Giving a Lift

Some Gentle Actions make a major change in society, others can be a simple act of kindness that can end up having an effect on a person’s life. I recently had an email from someone in Australia who would like to remain anonymous. She lives is a village outside Port Macquarie in New South Wales. It is a holiday spot with beautiful beaches and tourist attractions but also an area of many retired people. The only disadvantage is a poor bus service, with only four buses per day. Our correspondent has therefore made it a practice of stopping her can at these bus stops and offering to give elderly people a lift into town and drop them where they need to go. She is now planning to put up a notice in the local bakery offering a service to elderly and disabled people who need to got into town.

Art Action

Simone Caramel has sent an example of transformative action in Argentina. Caminito (little path) was an area of Buenos Aires occupied mainly by European immigrants, many of them Italian, in the early decades of the Twentieth Century.

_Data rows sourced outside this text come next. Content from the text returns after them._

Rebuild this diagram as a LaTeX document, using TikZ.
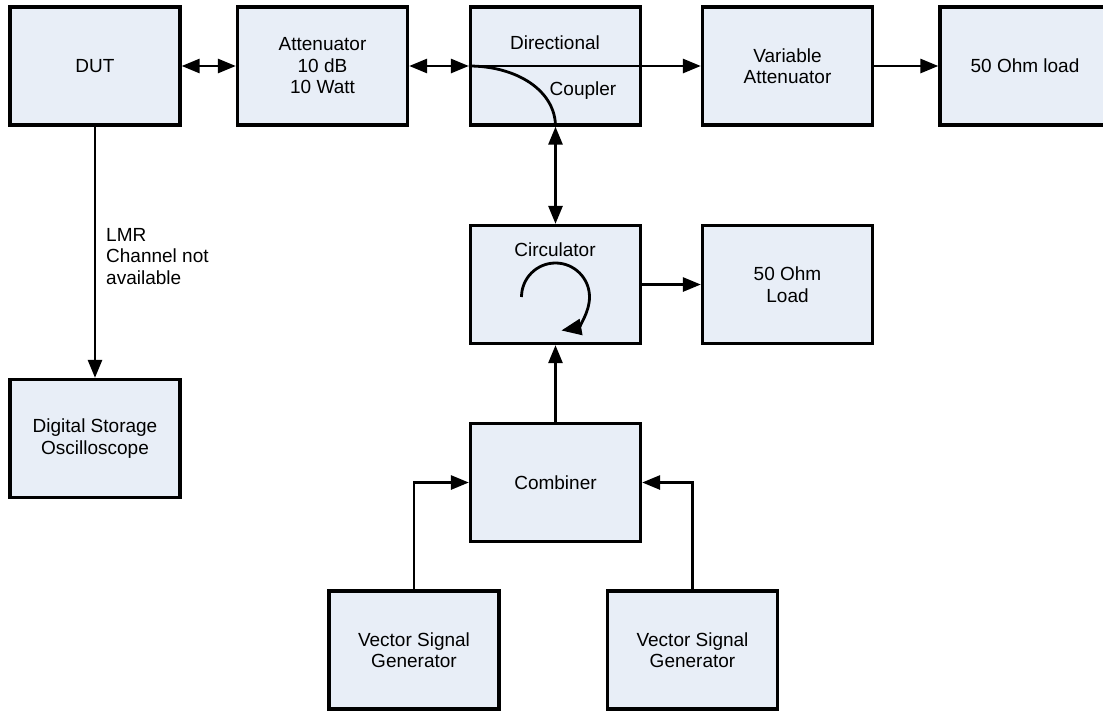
\documentclass[tikz,border=0pt]{standalone}
\usepackage{fontspec}
\setmainfont{Liberation Sans}
\usetikzlibrary{arrows.meta}
\definecolor{boxfill}{HTML}{E8EEF7}
\begin{document}
\begin{tikzpicture}[x=1pt,y=-1pt,
  txt/.style={font=\fontsize{19}{21.5}\selectfont},
  box/.style={txt, draw=black, line width=3.3pt, fill=boxfill, minimum width=170pt,
    minimum height=118pt, inner sep=0pt, align=center},
  conn/.style={line width=2.8pt, -{Triangle[length=18pt,width=14pt]}},
  dconn/.style={line width=2.8pt, {Triangle[length=18pt,width=14pt]}-{Triangle[length=18pt,width=14pt]}},
  plain/.style={line width=2.8pt}]
\useasboundingbox (0,0) rectangle (1103,710);
\clip (0,0) rectangle (1103,710);
\fill[white] (0,0) rectangle (1103,710);
% boxes
\node[box] (dut)  at (95,66)    {DUT};
\node[box] (att)  at (322.5,66) {Attenuator\\10 dB\\10 Watt};
\node[box] (cpl)  at (555.5,66) {};
\node[box] (vatt) at (787.5,66) {Variable\\Attenuator};
\node[box] (load1) at (1025,66) {50 Ohm load};
\node[box] (circ) at (555.5,284.5) {};
\node[box] (load2) at (787.5,284.5) {50 Ohm\\Load};
\node[box] (dso)  at (95,438.5) {Digital Storage\\Oscilloscope};
\node[box] (comb) at (555.5,482.5) {Combiner};
\node[box] (vsg1) at (414,650) {Vector Signal\\Generator};
\node[box] (vsg2) at (692.5,650) {Vector Signal\\Generator};
% inner texts
\node[txt, inner sep=0pt] (dirtxt) at (555,43) {Directional};
\node[txt, inner sep=0pt] (cpltxt) at (583,91) {Coupler};
\node[txt, inner sep=0pt] (circtxt) at (555,250) {Circulator};
\node[txt, inner sep=0pt, anchor=north west, align=left] (lmr) at (106,228) {LMR\\Channel not\\available};
% connectors
\draw[dconn] (dut.east) -- (att.west);
\draw[dconn] (att.east) -- (cpl.west);
\draw[conn] (cpl.west) -- (vatt.west);
\draw[plain] (cpl.west) .. controls +(48,0) and +(0,-36) .. (cpl.south);
\draw[conn] (vatt.east) -- (load1.west);
\draw[dconn] (cpl.south) -- (circ.north);
\draw[conn] (circ.east) -- (load2.west);
\draw[conn] (comb.north) -- (circ.south);
\draw[conn] (vsg1.north) |- (comb.west);
\draw[conn] (vsg2.north) |- (comb.east);
\draw[conn] (dut.south) -- (dso.north);
% circulator symbol
\draw[line width=2.8pt, -{Triangle[length=20pt,width=16pt]}]
  ([shift={(-34,12.5)}]circ.center) arc[start angle=180, end angle=440, radius=34];
\end{tikzpicture}
\end{document}
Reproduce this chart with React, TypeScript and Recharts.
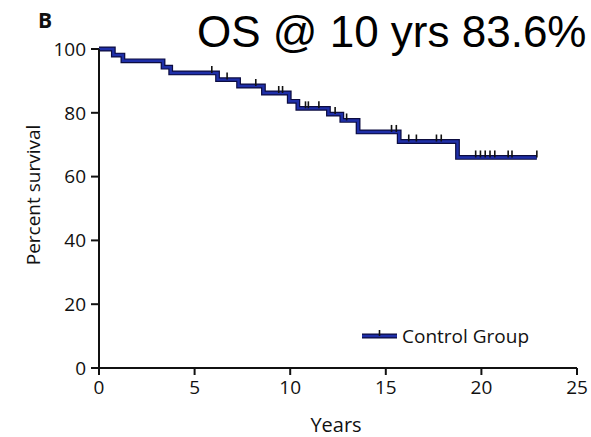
import { ComposedChart, Line, Scatter, XAxis, YAxis } from "recharts";

// Kaplan-Meier steps: time of each drop (years) and survival after it (%)
const stepYears = [0, 0.75, 1.25, 3.35, 3.75, 6.2, 7.3, 8.6, 9.95, 10.4, 12.0, 12.7, 13.55, 15.7, 18.75, 22.9];
const stepPercent = [100, 98.1, 96.3, 94.3, 92.5, 90.4, 88.4, 86.2, 83.6, 81.4, 79.6, 77.6, 74.0, 71.0, 66.0, 66.0];

// censored observations (years)
const censorYears = [
  5.9, 6.7, 8.2, 9.4, 9.6, 10.8, 10.95, 11.5, 12.35, 12.95, 15.3, 15.55, 16.2, 16.6,
  17.65, 17.9, 19.7, 19.95, 20.2, 20.45, 20.7, 21.4, 21.6, 22.9,
];

const xTicks = [0, 5, 10, 15, 20, 25];
const yTicks = [0, 20, 40, 60, 80, 100];

const font = '"Open Sans", sans-serif';
const ink = "#111";

const percentAt = (t: number) => {
  let p = stepPercent[0];
  stepYears.forEach((y, i) => {
    if (y <= t) p = stepPercent[i];
  });
  return p;
};

const curve = stepYears.map((year, i) => ({ year, percent: stepPercent[i] }));
const censored = censorYears.map((year) => ({ year, percent: percentAt(year) }));

const CensorTick = (props: any) => {
  const { cx, cy } = props;
  return <line x1={cx} x2={cx} y1={cy - 7} y2={cy} stroke={ink} strokeWidth={1.6} />;
};

const axisStyle = { stroke: ink, strokeWidth: 2 };
const tickStyle = { fill: ink, fontSize: 19, fontFamily: font };

export default function App() {
  return (
    <div style={{ position: "absolute", left: 0, top: 0, width: 591, height: 437, background: "#fff" }}>
      <ComposedChart width={591} height={437} margin={{ top: 49, right: 14, bottom: 0, left: 0 }}>
        <XAxis
          dataKey="year"
          type="number"
          domain={[0, 25]}
          ticks={xTicks}
          height={69}
          axisLine={axisStyle}
          tickLine={axisStyle}
          tickSize={7}
          tickMargin={6}
          tick={tickStyle}
          allowDataOverflow
        />
        <YAxis
          dataKey="percent"
          type="number"
          domain={[0, 100]}
          ticks={yTicks}
          width={99}
          axisLine={axisStyle}
          tickLine={axisStyle}
          tickSize={8}
          tickMargin={5}
          tick={tickStyle}
        />
        <Line
          data={curve}
          dataKey="percent"
          type="stepAfter"
          stroke="#0c0c40"
          strokeWidth={4.8}
          dot={false}
          isAnimationActive={false}
        />
        <Line
          data={curve}
          dataKey="percent"
          type="stepAfter"
          stroke="#1f2fa8"
          strokeWidth={2.4}
          dot={false}
          isAnimationActive={false}
        />
        <Scatter data={censored} dataKey="percent" shape={CensorTick} isAnimationActive={false} />
      </ComposedChart>

      <svg width={591} height={437} style={{ position: "absolute", left: 0, top: 0, pointerEvents: "none" }}>
        <text x={38} y={28} fontFamily={font} fontWeight={700} fontSize={21} fill={ink}>
          B
        </text>
        <text x={197} y={47} fontFamily='"Liberation Sans", Arial, sans-serif' fontSize={44} fill="#000">
          OS @ 10 yrs 83.6%
        </text>
        <text
          x={40}
          y={195}
          transform="rotate(-90 40 195)"
          textAnchor="middle"
          fontFamily={font}
          fontSize={19}
          fill={ink}
        >
          Percent survival
        </text>
        <text x={336} y={432} textAnchor="middle" fontFamily={font} fontSize={20} fill={ink}>
          Years
        </text>
        {/* legend */}
        <line x1={362} x2={397} y1={336} y2={336} stroke="#0c0c40" strokeWidth={4.8} />
        <line x1={362} x2={397} y1={336} y2={336} stroke="#1f2fa8" strokeWidth={2.4} />
        <line x1={379.5} x2={379.5} y1={330} y2={336} stroke={ink} strokeWidth={1.6} />
        <text x={402} y={343} fontFamily={font} fontSize={19} fill={ink}>
          Control Group
        </text>
      </svg>
    </div>
  );
}
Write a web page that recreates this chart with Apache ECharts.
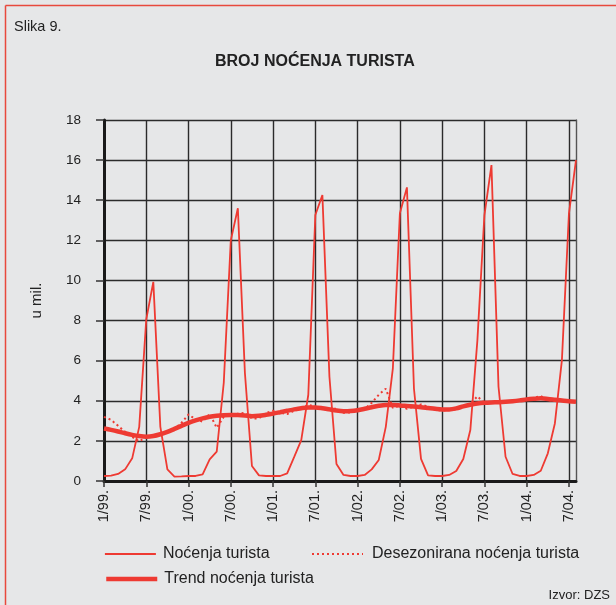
<!DOCTYPE html>
<html><head><meta charset="utf-8">
<script src="https://cdn.jsdelivr.net/npm/echarts@6/dist/echarts.min.js"></script>
<style>html,body{margin:0;padding:0;background:#e6e7e8}#c{width:616px;height:605px}</style>
</head><body><div id="c"></div><script>
const categories = [
 '1/99.','2/99.','3/99.','4/99.','5/99.','6/99.','7/99.','8/99.','9/99.','10/99.','11/99.','12/99.',
 '1/00.','2/00.','3/00.','4/00.','5/00.','6/00.','7/00.','8/00.','9/00.','10/00.','11/00.','12/00.',
 '1/01.','2/01.','3/01.','4/01.','5/01.','6/01.','7/01.','8/01.','9/01.','10/01.','11/01.','12/01.',
 '1/02.','2/02.','3/02.','4/02.','5/02.','6/02.','7/02.','8/02.','9/02.','10/02.','11/02.','12/02.',
 '1/03.','2/03.','3/03.','4/03.','5/03.','6/03.','7/03.','8/03.','9/03.','10/03.','11/03.','12/03.',
 '1/04.','2/04.','3/04.','4/04.','5/04.','6/04.','7/04.','8/04.'
];
const tickLabels = ['1/99.','7/99.','1/00.','7/00.','1/01.','7/01.','1/02.','7/02.','1/03.','7/03.','1/04.','7/04.'];
const yTicks = [0,2,4,6,8,10,12,14,16,18];

const nocenja = [
 0.25,0.27,0.35,0.58,1.13,2.7,8.06,9.93,2.7,0.58,0.22,0.23,
 0.25,0.25,0.33,1.08,1.46,4.9,12.0,13.6,5.4,0.75,0.28,0.25,
 0.25,0.25,0.38,1.2,2.04,4.3,13.26,14.26,5.2,0.85,0.3,0.25,
 0.25,0.3,0.58,1.05,2.7,5.6,13.35,14.64,4.6,1.1,0.28,0.25,
 0.25,0.3,0.5,1.1,2.54,7.0,13.26,15.75,4.7,1.21,0.35,0.25,
 0.25,0.3,0.51,1.38,2.87,6.03,13.35,16.0
];
const desezonirana = [
 3.2,3.05,2.75,2.45,2.2,1.97,2.2,2.25,2.3,2.45,2.6,2.9,
 3.32,3.07,2.96,3.35,2.65,3.2,3.3,3.35,3.4,3.12,3.12,3.4,
 3.5,3.4,3.34,3.5,3.6,3.8,3.7,3.57,3.62,3.6,3.4,3.42,
 3.5,3.6,3.9,4.3,4.6,3.65,3.75,3.6,3.7,3.82,3.7,3.55,
 3.5,3.55,3.57,3.7,3.85,4.22,3.9,3.9,3.95,3.93,3.97,4.0,
 4.05,4.15,4.24,4.0,4.05,4.0,3.97,3.95
];
const trend = [
 2.62,2.55,2.47,2.38,2.3,2.24,2.21,2.24,2.33,2.45,2.6,2.75,
 2.9,3.02,3.12,3.2,3.25,3.28,3.29,3.29,3.27,3.23,3.25,3.3,
 3.36,3.43,3.5,3.57,3.63,3.67,3.67,3.63,3.57,3.51,3.48,3.49,
 3.53,3.6,3.68,3.75,3.79,3.79,3.77,3.74,3.71,3.68,3.64,3.6,
 3.57,3.57,3.62,3.72,3.8,3.86,3.9,3.92,3.93,3.95,3.98,4.02,
 4.07,4.1,4.12,4.09,4.05,4.01,3.98,3.95
];

const RED = '#ee3a32';
const GRID = '#2b2b2b';
const FONT = '"Liberation Sans", Arial, Helvetica, sans-serif';
const chart = echarts.init(document.getElementById('c'), null, {renderer: 'canvas'});
const showIdx = (i) => tickLabels.indexOf(categories[i]) >= 0;
const legendBase = {itemWidth: 51, itemHeight: 14, itemStyle: {opacity: 0}};

chart.setOption({
  backgroundColor: '#e6e7e8',
  animation: false,
  textStyle: {fontFamily: FONT},
  title: [
    {text: 'Slika 9.', left: 9, top: 14, textStyle: {fontSize: 14.5, fontWeight: 'normal', color: '#222', fontFamily: FONT}},
    {text: 'BROJ NOĆENJA TURISTA', left: 210, top: 49, textStyle: {fontSize: 16, fontWeight: 'bold', color: '#222', fontFamily: FONT}}
  ],
  grid: {left: 104, top: 120, right: 40, bottom: 124, containLabel: false},
  legend: [
    Object.assign({data: ['Noćenja turista'], left: 99, top: 541,
     lineStyle: {width: 1.8},
     textStyle: {fontSize: 16, color: '#222', fontFamily: FONT, padding: [0,0,0,2]}}, legendBase),
    Object.assign({data: ['Desezonirana noćenja turista'], left: 306, top: 541,
     lineStyle: {width: 2},
     textStyle: {fontSize: 16, color: '#222', fontFamily: FONT, padding: [0,0,0,4]}}, legendBase),
    Object.assign({data: ['Trend noćenja turista'], left: 99, top: 566,
     lineStyle: {width: 4.5},
     textStyle: {fontSize: 16, color: '#222', fontFamily: FONT, padding: [0,0,0,2]}}, legendBase)
  ],
  xAxis: {
    type: 'category', data: categories, boundaryGap: false,
    axisLine: {lineStyle: {color: '#1a1a1a', width: 3}},
    axisTick: {show: true, interval: (i) => showIdx(i), length: 6, lineStyle: {color: '#333', width: 1.5}},
    axisLabel: {interval: (i) => showIdx(i), rotate: 90, margin: 9, fontSize: 14.5, color: '#222', fontFamily: FONT},
    splitLine: {show: true, interval: (i) => showIdx(i), lineStyle: {color: GRID, width: 1.4}}
  },
  yAxis: [
    {type: 'value', min: yTicks[0], max: yTicks[yTicks.length-1], interval: 2,
     name: 'u mil.', nameLocation: 'middle', nameGap: 60, nameRotate: 90,
     nameTextStyle: {fontSize: 15, color: '#222', fontFamily: FONT},
     axisLine: {show: true, lineStyle: {color: '#1a1a1a', width: 3}},
     axisTick: {show: true, length: 8, lineStyle: {color: '#333', width: 1.5}},
     axisLabel: {margin: 23, fontSize: 13.5, color: '#222', fontFamily: FONT},
     splitLine: {show: true, lineStyle: {color: GRID, width: 1.4}}},
    {type: 'value', min: 0, max: 18, interval: 2, position: 'right',
     axisLine: {show: true, lineStyle: {color: '#555', width: 1.4}},
     axisTick: {show: false}, axisLabel: {show: false}, splitLine: {show: false}}
  ],
  series: [
    {name: 'Noćenja turista', type: 'line', data: nocenja, symbol: 'none',
     lineStyle: {color: RED, width: 1.8}, itemStyle: {color: RED}},
    {name: 'Desezonirana noćenja turista', type: 'line', data: desezonirana, symbol: 'none',
     lineStyle: {color: RED, width: 2, type: [2, 3]}, itemStyle: {color: RED}},
    {name: 'Trend noćenja turista', type: 'line', data: trend, symbol: 'none', smooth: 0.3,
     lineStyle: {color: RED, width: 4.5}, itemStyle: {color: RED}}
  ],
  graphic: [
    {type: 'line', shape: {x1: 5.5, y1: 5.5, x2: 616, y2: 5.5}, style: {stroke: '#e8493c', lineWidth: 1.5}},
    {type: 'line', shape: {x1: 5.5, y1: 5.5, x2: 5.5, y2: 605}, style: {stroke: '#e8493c', lineWidth: 1.5}},
    {type: 'text', right: 6, top: 589, style: {text: 'Izvor: DZS', fontSize: 13, fill: '#222', fontFamily: FONT}}
  ]
});
</script></body></html>
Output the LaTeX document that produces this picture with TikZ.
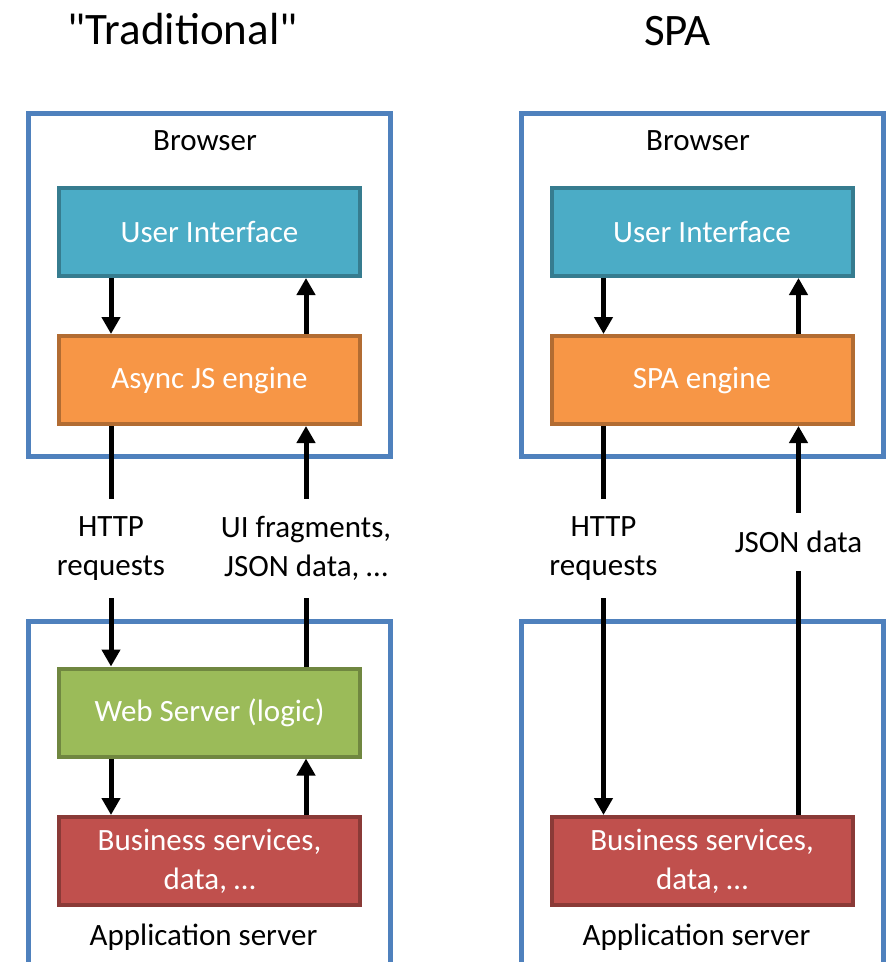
\documentclass[tikz,border=0pt]{standalone}
\usepackage{fontspec}
\setmainfont{Carlito}
\usetikzlibrary{arrows.meta}
\definecolor{frameblue}{HTML}{4F81BD}
\definecolor{uiblue}{HTML}{4BACC6}
\definecolor{jsorange}{HTML}{F79646}
\definecolor{wsgreen}{HTML}{9BBB59}
\definecolor{bsred}{HTML}{C0504D}
\tikzset{
  frame/.style={draw=frameblue, line width=5pt, minimum width=362, minimum height=#1},
  tier/.style={draw=#1!72!black, fill=#1, text=white, line width=4pt, minimum width=301, minimum height=88, align=center},
  lbl/.style={align=center, minimum height=#1},
  flow/.style={line width=5pt, -{Triangle[length=17pt,width=18pt]}},
  wire/.style={line width=5pt}
}
\begin{document}
\begin{tikzpicture}[x=1pt,y=1pt,font=\fontsize{31}{39}\selectfont]
\tikzstyle{every node}+=[inner sep=0pt]
\clip (0,0) rectangle (892,-962);
\node [anchor=base, font=\fontsize{45}{54}\selectfont] (ttl1) at (182.5,-44) {\textquotedbl Traditional\textquotedbl};
\node [anchor=base, font=\fontsize{45}{54}\selectfont] (ttl2) at (677.5,-45) {SPA};
\node [frame=343] (brw1) at (209.5,-285) {};
\node [frame=380] (app1) at (209.5,-811.5) {};
\node [frame=343] (brw2) at (702,-285) {};
\node [frame=380] (app2) at (702,-811.5) {};
\node [anchor=base] (brwl1) at (205,-150) {Browser};
\node [anchor=base] (brwl2) at (698,-150) {Browser};
\node [anchor=base] (appl1) at (203.5,-945) {Application server};
\node [anchor=base] (appl2) at (696.5,-945) {Application server};
\node [tier=uiblue] (ui1) at (209.5,-232) {User Interface};
\node [tier=jsorange] (js1) at (209.5,-380) {Async JS engine};
\node [tier=wsgreen] (ws1) at (209.5,-712.5) {Web Server (logic)};
\node [tier=bsred] (bs1) at (209.5,-861) {Business services,\\data, \dots};
\node [tier=uiblue] (ui2) at (702,-232) {User Interface};
\node [tier=jsorange] (js2) at (702,-380) {SPA engine};
\node [tier=bsred] (bs2) at (702,-861) {Business services,\\data, \dots};
\node [lbl=99] (req1) at (111,-548.5) {HTTP\\requests};
\node [lbl=99] (res1) at (306,-548.5) {UI fragments,\\JSON data, \dots};
\node [lbl=99] (req2) at (603.5,-548.5) {HTTP\\requests};
\node [lbl=58] (res2) at (798.5,-542) {JSON data};
\draw [flow] (ui1.south -| req1) -- (js1.north -| req1);
\draw [flow] (js1.north -| res1) -- (ui1.south -| res1);
\draw [wire] (js1.south -| req1) -- (req1.north);
\draw [flow] (req1.south) -- (ws1.north -| req1);
\draw [wire] (ws1.north -| res1) -- (res1.south);
\draw [flow] (res1.north) -- (js1.south -| res1);
\draw [flow] (ws1.south -| req1) -- (bs1.north -| req1);
\draw [flow] (bs1.north -| res1) -- (ws1.south -| res1);
\draw [flow] (ui2.south -| req2) -- (js2.north -| req2);
\draw [flow] (js2.north -| res2) -- (ui2.south -| res2);
\draw [wire] (js2.south -| req2) -- (req2.north);
\draw [flow] (req2.south) -- (bs2.north -| req2);
\draw [wire] (bs2.north -| res2) -- (res2.south);
\draw [flow] (res2.north) -- (js2.south -| res2);
\end{tikzpicture}
\end{document}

It was also the place where the Tango was born. (Caminito Tango was composed in 1924.
But as the immigrant’s income improved they moved to other parts of Buenos Aires and the area became abandoned and was soon filled with crime. Then in the late fifties an artist, Benito Quinquela Martin, had the idea of painting the fronts of the houses in bright pastel colours. The effect was to revive the area. Bars, gift shops and restaurants opened and soon the area becama a mecca for tourists and today is very a lively area.

Society as womb

Al Boag has sent his own reflections on society and what can emerge out of a moment of “creative suspension”. Back in 1980 Boag was half way through a doctoral program in Scotland when, while riding his bicycle to the university, he had a critical moment where everything stopped and his thinking changed in a radical way, causing him to abandon his thesis. One image that came to him was the idea of life in the womb, where biology provides everything to the developing baby. He related this to the utopian notion that the state should provide food, shelter and clothing as a citizen’s basic right. A Guaranteed Minimum Income would provide the security out of which a citizen could then find a way to contribute back to society. When Boag returned to Australia he went on unemployment benefits and retrained himself. The result was that he began to build frame houses. Today five houses have been provided for himself and others with a market value of $1.5 million. This, in Boag’s estimation, is a five-fold return on what the Australian government had invested in his unemployment benefits. Over the past twenty years Boag has been writing to politicians, social reformers, and policy theorists arguing that the provision of food, shelter, and clothing should be enshrined as basic rights.